#### [COLLECTED DATA]
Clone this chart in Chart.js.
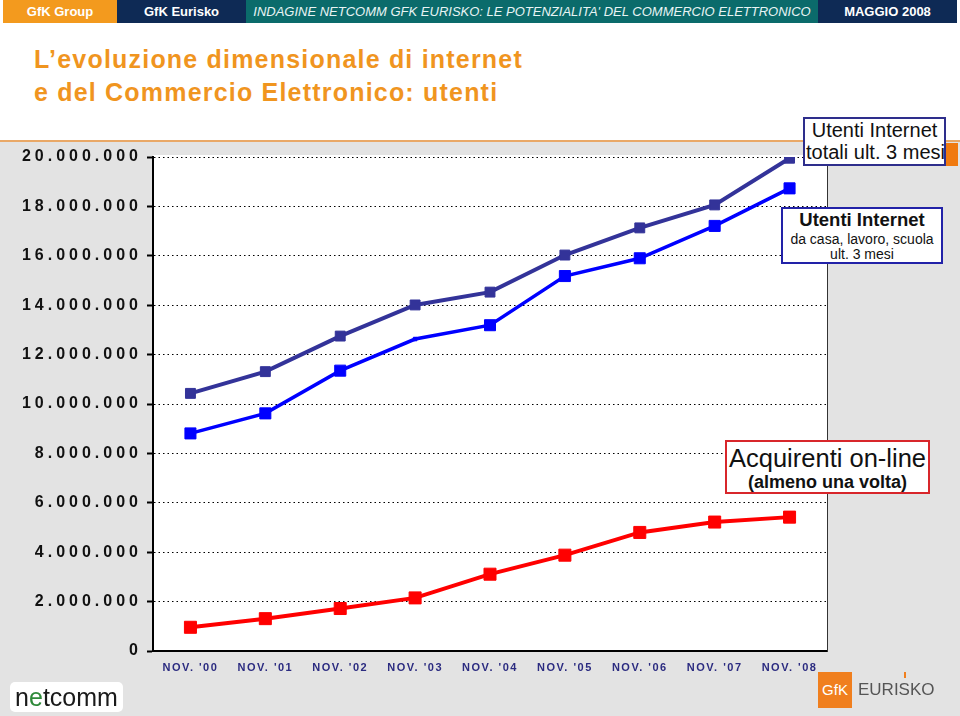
<!DOCTYPE html>
<html lang="it">
<head>
<meta charset="utf-8">
<title>L’evoluzione dimensionale di internet e del Commercio Elettronico: utenti</title>
<script src="https://cdn.jsdelivr.net/npm/chart.js@4.4.1/dist/chart.umd.min.js"></script>
<style>
  body { margin: 0; width: 960px; height: 716px; position: relative; overflow: hidden; background: #fff; font-family: "Liberation Sans", Arial, sans-serif; }
  .seg { position: absolute; top: 0; height: 23px; line-height: 23px; color: #fff; font-size: 13px; font-weight: bold; text-align: center; white-space: nowrap; overflow: hidden; }
  #seg1 { left: 3px; width: 114px; background: #f39a1e; }
  #seg2 { left: 117px; width: 129px; background: #0e2a55; }
  #seg3 { left: 246px; width: 572px; background: #0b6b6b; font-family: "Liberation Sans Narrow", "Liberation Sans", sans-serif; font-weight: normal; font-style: italic; color: #e8f4f4; }
  #seg4 { left: 818px; width: 139px; background: #0e2a55; }
  #title { position: absolute; left: 34px; top: 43px; font-size: 25px; line-height: 33px; font-weight: bold; letter-spacing: 1.2px; color: #f0951f; white-space: nowrap; }
  #panel { position: absolute; left: 0; top: 140px; width: 960px; height: 576px; background: #e3e3e3; border-top: 2px solid #e9a867; }
  #orangeTab { position: absolute; left: 912px; top: 143px; width: 46px; height: 23px; background: #f07a10; }
  #chart { position: absolute; left: 0; top: 142px; }
  .box { position: absolute; box-sizing: border-box; background: #fff; text-align: center; white-space: nowrap; overflow: hidden; color: #111; }
  #box1 { left: 803px; top: 117px; width: 143px; height: 49px; border: 2px solid #2e2e8c; font-size: 20px; line-height: 22px; }
  #box1 .l2 { text-align: left; padding-left: 1px; }
  #box2 { left: 781px; top: 207px; width: 162px; height: 57px; border: 2px solid #2222a8; }
  #box2 .l1 { font-size: 18.5px; font-weight: bold; line-height: 22px; }
  #box2 .l2 { font-size: 14px; line-height: 16px; }
  #box2 .l3 { font-size: 14px; line-height: 15px; }
  #box3 { left: 725px; top: 440px; width: 205px; height: 54px; border: 2px solid #d8262b; }
  #box3 .l1 { font-size: 25.5px; line-height: 32px; }
  #box3 .l2 { font-size: 18px; font-weight: bold; line-height: 16px; }
  #netcomm { position: absolute; left: 10px; top: 682px; width: 113px; height: 30px; background: #fff; border-radius: 5px; font-size: 25px; line-height: 30px; text-align: center; color: #1a1a1a; }
  #netcomm span { color: #2f8a3a; }
  #gfk { position: absolute; left: 818px; top: 672px; width: 34px; height: 36px; background: #f07f1e; color: #fff; font-size: 15px; line-height: 36px; text-align: center; }
  #eurisko { position: absolute; left: 858px; top: 679px; font-size: 17px; line-height: 22px; color: #555; }
  #euriskoMark { position: absolute; left: 904px; top: 672px; width: 2px; height: 6px; background: #f07f1e; }
</style>
</head>
<body>
<div class="seg" id="seg1">GfK Group</div>
<div class="seg" id="seg2">GfK Eurisko</div>
<div class="seg" id="seg3">INDAGINE NETCOMM GFK EURISKO: LE POTENZIALITA' DEL COMMERCIO ELETTRONICO</div>
<div class="seg" id="seg4">MAGGIO 2008</div>
<div id="title">L’evoluzione dimensionale di internet<br>e del Commercio Elettronico: utenti</div>
<div id="panel"></div>
<div id="orangeTab"></div>
<canvas id="chart" width="960" height="574"></canvas>
<div class="box" id="box1"><div>Utenti Internet</div><div class="l2">totali ult. 3 mesi</div></div>
<div class="box" id="box2"><div class="l1">Utenti Internet</div><div class="l2">da casa, lavoro, scuola</div><div class="l3">ult. 3 mesi</div></div>
<div class="box" id="box3"><div class="l1">Acquirenti on-line</div><div class="l2">(almeno una volta)</div></div>
<div id="netcomm">n<span>e</span>tcomm</div>
<div id="gfk">GfK</div>
<div id="eurisko">EURISKO</div>
<div id="euriskoMark"></div>
<script>
// survey waves
const periods = ["NOV. '00", "NOV. '01", "NOV. '02", "NOV. '03", "NOV. '04", "NOV. '05", "NOV. '06", "NOV. '07", "NOV. '08"];
const totalUsers = [10430000, 11310000, 12750000, 14010000, 14530000, 16030000, 17130000, 18060000, 19950000];
const homeWorkSchoolUsers = [8810000, 9620000, 11350000, 12630000, 13190000, 15180000, 15900000, 17210000, 18730000];
const onlineBuyers = [960000, 1310000, 1720000, 2150000, 3110000, 3880000, 4800000, 5220000, 5420000];
const yMax = 20000000;
const yStep = 2000000;

const formatThousands = v => String(v).replace(/\B(?=(\d{3})+(?!\d))/g, '.');

// white plot area on the grey panel
const plotBackground = {
    id: 'plotBackground',
    beforeDraw(chart) {
        const { ctx, chartArea: a } = chart;
        ctx.save();
        ctx.fillStyle = '#fff';
        ctx.fillRect(a.left, a.top - 2, a.right - a.left, a.bottom - a.top + 2);
        ctx.restore();
    }
};

// tick labels in the original are letter-spaced
const spacedLabels = {
    id: 'spacedLabels',
    afterLayout(chart) {
        [['y', '4px'], ['x', '1.5px']].forEach(([id, spacing]) => {
            const scale = chart.scales[id];
            if (!scale || scale._spaced) return;
            const drawLabels = scale.drawLabels;
            scale.drawLabels = function (area) {
                this.ctx.save();
                this.ctx.letterSpacing = spacing;
                drawLabels.call(this, area);
                this.ctx.restore();
            };
            scale._spaced = true;
        });
    }
};

const series = (label, data, color, width, radius) => ({
    label, data,
    borderColor: color, backgroundColor: color,
    borderWidth: width,
    pointStyle: 'rect', pointRadius: radius,
    pointBackgroundColor: color, pointBorderColor: color, pointBorderWidth: 1,
    tension: 0
});

const homeRadius = homeWorkSchoolUsers.map((v, i) => i === 3 ? 2.5 : 7.8);

new Chart(document.getElementById('chart'), {
    type: 'line',
    data: {
        labels: periods,
        datasets: [
            series('Utenti Internet totali ult. 3 mesi', totalUsers, '#333399', 4, 7),
            series('Utenti Internet da casa, lavoro, scuola ult. 3 mesi', homeWorkSchoolUsers, '#0000ff', 3.5, homeRadius),
            series('Acquirenti on-line (almeno una volta)', onlineBuyers, '#ff0000', 4, 8.5)
        ]
    },
    options: {
        responsive: false,
        animation: false,
        layout: { padding: { top: 15, right: 133, bottom: 0, left: 0 } },
        plugins: { legend: { display: false }, tooltip: { enabled: false } },
        scales: {
            x: {
                offset: true,
                grid: { display: false, drawTicks: false, offset: true },
                border: { color: '#000', width: 2 },
                ticks: { color: '#2b2b80', padding: 10, font: { family: 'Liberation Sans', size: 11, weight: 'bold' }, maxRotation: 0, autoSkip: false },
                afterFit: s => { s.height = 65; }
            },
            y: {
                min: 0, max: yMax,
                grid: { color: '#000', lineWidth: 1, tickLength: 6, tickColor: '#000', tickWidth: 2, tickBorderDash: [] },
                border: { color: '#000', width: 2, dash: [1.5, 3] },
                ticks: {
                    stepSize: yStep, padding: 5, color: '#111',
                    font: { family: 'Liberation Sans', size: 16, weight: 'bold' },
                    callback: v => formatThousands(v)
                },
                afterFit: s => { s.width = 153; }
            },
            frame: {
                type: 'linear', position: 'right',
                grid: { display: false, drawTicks: false },
                border: { color: '#333', width: 1 },
                ticks: { display: false },
                afterFit: s => { s.width = 0; }
            }
        }
    },
    plugins: [plotBackground, spacedLabels]
});
</script>
</body>
</html>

#### [PROBLEM STATEMENT]
Write out the whole listing again, exactly, with no pictures.

#### [FINISHED TASK]
Clone this chart in Chart.js.
<!DOCTYPE html>
<html lang="it">
<head>
<meta charset="utf-8">
<title>L’evoluzione dimensionale di internet e del Commercio Elettronico: utenti</title>
<script src="https://cdn.jsdelivr.net/npm/chart.js@4.4.1/dist/chart.umd.min.js"></script>
<style>
  body { margin: 0; width: 960px; height: 716px; position: relative; overflow: hidden; background: #fff; font-family: "Liberation Sans", Arial, sans-serif; }
  .seg { position: absolute; top: 0; height: 23px; line-height: 23px; color: #fff; font-size: 13px; font-weight: bold; text-align: center; white-space: nowrap; overflow: hidden; }
  #seg1 { left: 3px; width: 114px; background: #f39a1e; }
  #seg2 { left: 117px; width: 129px; background: #0e2a55; }
  #seg3 { left: 246px; width: 572px; background: #0b6b6b; font-family: "Liberation Sans Narrow", "Liberation Sans", sans-serif; font-weight: normal; font-style: italic; color: #e8f4f4; }
  #seg4 { left: 818px; width: 139px; background: #0e2a55; }
  #title { position: absolute; left: 34px; top: 43px; font-size: 25px; line-height: 33px; font-weight: bold; letter-spacing: 1.2px; color: #f0951f; white-space: nowrap; }
  #panel { position: absolute; left: 0; top: 140px; width: 960px; height: 576px; background: #e3e3e3; border-top: 2px solid #e9a867; }
  #orangeTab { position: absolute; left: 912px; top: 143px; width: 46px; height: 23px; background: #f07a10; }
  #chart { position: absolute; left: 0; top: 142px; }
  .box { position: absolute; box-sizing: border-box; background: #fff; text-align: center; white-space: nowrap; overflow: hidden; color: #111; }
  #box1 { left: 803px; top: 117px; width: 143px; height: 49px; border: 2px solid #2e2e8c; font-size: 20px; line-height: 22px; }
  #box1 .l2 { text-align: left; padding-left: 1px; }
  #box2 { left: 781px; top: 207px; width: 162px; height: 57px; border: 2px solid #2222a8; }
  #box2 .l1 { font-size: 18.5px; font-weight: bold; line-height: 22px; }
  #box2 .l2 { font-size: 14px; line-height: 16px; }
  #box2 .l3 { font-size: 14px; line-height: 15px; }
  #box3 { left: 725px; top: 440px; width: 205px; height: 54px; border: 2px solid #d8262b; }
  #box3 .l1 { font-size: 25.5px; line-height: 32px; }
  #box3 .l2 { font-size: 18px; font-weight: bold; line-height: 16px; }
  #netcomm { position: absolute; left: 10px; top: 682px; width: 113px; height: 30px; background: #fff; border-radius: 5px; font-size: 25px; line-height: 30px; text-align: center; color: #1a1a1a; }
  #netcomm span { color: #2f8a3a; }
  #gfk { position: absolute; left: 818px; top: 672px; width: 34px; height: 36px; background: #f07f1e; color: #fff; font-size: 15px; line-height: 36px; text-align: center; }
  #eurisko { position: absolute; left: 858px; top: 679px; font-size: 17px; line-height: 22px; color: #555; }
  #euriskoMark { position: absolute; left: 904px; top: 672px; width: 2px; height: 6px; background: #f07f1e; }
</style>
</head>
<body>
<div class="seg" id="seg1">GfK Group</div>
<div class="seg" id="seg2">GfK Eurisko</div>
<div class="seg" id="seg3">INDAGINE NETCOMM GFK EURISKO: LE POTENZIALITA' DEL COMMERCIO ELETTRONICO</div>
<div class="seg" id="seg4">MAGGIO 2008</div>
<div id="title">L’evoluzione dimensionale di internet<br>e del Commercio Elettronico: utenti</div>
<div id="panel"></div>
<div id="orangeTab"></div>
<canvas id="chart" width="960" height="574"></canvas>
<div class="box" id="box1"><div>Utenti Internet</div><div class="l2">totali ult. 3 mesi</div></div>
<div class="box" id="box2"><div class="l1">Utenti Internet</div><div class="l2">da casa, lavoro, scuola</div><div class="l3">ult. 3 mesi</div></div>
<div class="box" id="box3"><div class="l1">Acquirenti on-line</div><div class="l2">(almeno una volta)</div></div>
<div id="netcomm">n<span>e</span>tcomm</div>
<div id="gfk">GfK</div>
<div id="eurisko">EURISKO</div>
<div id="euriskoMark"></div>
<script>
// survey waves
const periods = ["NOV. '00", "NOV. '01", "NOV. '02", "NOV. '03", "NOV. '04", "NOV. '05", "NOV. '06", "NOV. '07", "NOV. '08"];
const totalUsers = [10430000, 11310000, 12750000, 14010000, 14530000, 16030000, 17130000, 18060000, 19950000];
const homeWorkSchoolUsers = [8810000, 9620000, 11350000, 12630000, 13190000, 15180000, 15900000, 17210000, 18730000];
const onlineBuyers = [960000, 1310000, 1720000, 2150000, 3110000, 3880000, 4800000, 5220000, 5420000];
const yMax = 20000000;
const yStep = 2000000;

const formatThousands = v => String(v).replace(/\B(?=(\d{3})+(?!\d))/g, '.');

// white plot area on the grey panel
const plotBackground = {
    id: 'plotBackground',
    beforeDraw(chart) {
        const { ctx, chartArea: a } = chart;
        ctx.save();
        ctx.fillStyle = '#fff';
        ctx.fillRect(a.left, a.top - 2, a.right - a.left, a.bottom - a.top + 2);
        ctx.restore();
    }
};

// tick labels in the original are letter-spaced
const spacedLabels = {
    id: 'spacedLabels',
    afterLayout(chart) {
        [['y', '4px'], ['x', '1.5px']].forEach(([id, spacing]) => {
            const scale = chart.scales[id];
            if (!scale || scale._spaced) return;
            const drawLabels = scale.drawLabels;
            scale.drawLabels = function (area) {
                this.ctx.save();
                this.ctx.letterSpacing = spacing;
                drawLabels.call(this, area);
                this.ctx.restore();
            };
            scale._spaced = true;
        });
    }
};

const series = (label, data, color, width, radius) => ({
    label, data,
    borderColor: color, backgroundColor: color,
    borderWidth: width,
    pointStyle: 'rect', pointRadius: radius,
    pointBackgroundColor: color, pointBorderColor: color, pointBorderWidth: 1,
    tension: 0
});

const homeRadius = homeWorkSchoolUsers.map((v, i) => i === 3 ? 2.5 : 7.8);

new Chart(document.getElementById('chart'), {
    type: 'line',
    data: {
        labels: periods,
        datasets: [
            series('Utenti Internet totali ult. 3 mesi', totalUsers, '#333399', 4, 7),
            series('Utenti Internet da casa, lavoro, scuola ult. 3 mesi', homeWorkSchoolUsers, '#0000ff', 3.5, homeRadius),
            series('Acquirenti on-line (almeno una volta)', onlineBuyers, '#ff0000', 4, 8.5)
        ]
    },
    options: {
        responsive: false,
        animation: false,
        layout: { padding: { top: 15, right: 133, bottom: 0, left: 0 } },
        plugins: { legend: { display: false }, tooltip: { enabled: false } },
        scales: {
            x: {
                offset: true,
                grid: { display: false, drawTicks: false, offset: true },
                border: { color: '#000', width: 2 },
                ticks: { color: '#2b2b80', padding: 10, font: { family: 'Liberation Sans', size: 11, weight: 'bold' }, maxRotation: 0, autoSkip: false },
                afterFit: s => { s.height = 65; }
            },
            y: {
                min: 0, max: yMax,
                grid: { color: '#000', lineWidth: 1, tickLength: 6, tickColor: '#000', tickWidth: 2, tickBorderDash: [] },
                border: { color: '#000', width: 2, dash: [1.5, 3] },
                ticks: {
                    stepSize: yStep, padding: 5, color: '#111',
                    font: { family: 'Liberation Sans', size: 16, weight: 'bold' },
                    callback: v => formatThousands(v)
                },
                afterFit: s => { s.width = 153; }
            },
            frame: {
                type: 'linear', position: 'right',
                grid: { display: false, drawTicks: false },
                border: { color: '#333', width: 1 },
                ticks: { display: false },
                afterFit: s => { s.width = 0; }
            }
        }
    },
    plugins: [plotBackground, spacedLabels]
});
</script>
</body>
</html>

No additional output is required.